The Dutch Government has announced that it will retract the citizenship from four known Jihadists who took part in military actions under the IS banner in Syria. Now this may appear fair and reasonable at the surface but is there a catch to it...
Recently legislation in the Netherlands has been changed that allows for the government to retract citizenship from individuals that actively serve in foreign military and have a dual nationality.
A sizeable portion of the Dutch population comprises of citizens with dual nationality. Mostly of Moroccan and Turkish descent. According to different sources somewhere between 200 and 500 people have made the trip to the Syrian war zone.
The four individuals currently implied in the measure will now lose their Dutch citizenship, which will leave them with one passport only. That of Morocco in this case. They will also be declared ‘illegal alien’ which means they no longer can enter or stay in the country proper.
The reasoning behind this measure is that the individuals involved do not represent the core values of Dutch society by entering military service in a foreign country, specifically by partaking in the Syrian conflict.
The problem with the legislation so far had been that IS is not recognised as an official state. Until the recent change in the law, only active military service on behalf of foreign nation state was implicated. This unlawful service was deemed equal to desertion and dealt with accordingly.
The new measure of retracting citizenship from ‘dual passport Jihadists’ may seem reasonable and plausible but there is a catch to it.
The recently modified law covers not only ‘convicted’ individuals but also ‘suspect’. A citizen suspect of aiding and providing military service to nation states and/or recognised terrorist organisations has become liable to persecution.
This broadens the scope of the application of the law. One might argue that it stretches the limit of the law too far. For what is a ‘suspect’? When does one become ‘suspect’? Beyond reasonable doubt, surely. But if an individual is suspect beyond reasonable doubt, then why not try and convict him in the court of law?
A similar situation and proceedings occurred after WW2 when thousands of Dutch citizens were convicted of serving in the German military, were convicted of war crimes and crimes against humanity.
What actions cause one to become 'suspect' under the given circumstances? Travel documents related to the conflict zone? A single flight ticket to Syria? Enlistment papers? Attending religious services at a mosque of a known hate speaking imam? Appearing on an IS social media video post? Hearsay? Betrayal? Eyewitness reports or testimonies?
It is a known fact from the Afghan conflict that a lot of ‘convicts’ who ended up in Guantanamo Bay where betrayed by their countrymen for money or to settle old tribal disputes.
A paradigm shift.
The ‘suspect’ ruling, regardless of reasonable doubt clauses or careful policing simply doesn’t feel right. It appears to leave too much room for error. In extremis a significant part of the population comprising of hundreds of thousands of people are liable to become suspect. This is no exaggeration, but a watershed moment, a shift of the legal paradigm.
The legal tradition that has been established over centuries and safeguarded in the constitution, acting law and precedence jurisprudence is one of ‘innocent unless proven guilty’ and ‘proven guilty beyond any reasonable doubt’. This change of the law veers away from that age old legal tradition.
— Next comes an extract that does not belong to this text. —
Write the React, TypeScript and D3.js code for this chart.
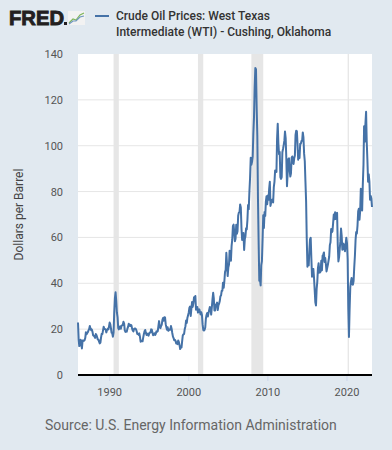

Do you know the current legislation in your country with regard to this topic?
The duality of dual citizenship.
Regardless of the legal debate and its implications, a ‘suspect’ ruling or retraction of the dual citizenship could never have happened, if it were not allowed in the first place.
It could not have happened, in fact, it should not have happened.
It should not have happened that every new born of Moroccan ancestry born in the Netherlands is automatically registered as citizen of their mother country as well. This is not in particular a Dutch case. It happens in countries all over the world.
jus sanguinis - the principle that a person's nationality at birth is the same as that of his natural parents
jus soli - the principle that a person's nationality at birth is determined by the place of birth
Two legal principles that rule each other out. Neither is good, bad or better or worse than the other one. They are a matter of choice. Either one is applied and made into the law of a sovereign nation state. When properly applied these principles leave no room for dual citizenship.
How does citizen registration work in your country?
It can be argued that dual citizenship potentially creates a dual allegiance issue. What if the ancestral country and country of birth or residence enter into a major conflict, even war? How would that work out for soldiers, politicians or government officials with two passports? The issue of dual allegiance cannot be discarded as merely hypothetical.
Being a natively born citizen of my country having only one passport, I have a hard time wrapping my head around the issue of dual citizenship. I can only imagine that if I were to migrate to another country with the intent to call it my new home, then it would only make sense for me to forfeit my current citizenship. I would want to become a full citizen of my new home in all its aspects.
Yes, by forfeiting my current status I would lose a lot of benefits that come with the current passport. But changing nationality would not be a monetary issue, rather one of allegiance. A moral issue if you like.
It seems to me that any policy or law that allows for duality is improper and prone to be abused, regardless of its good and sound intentions.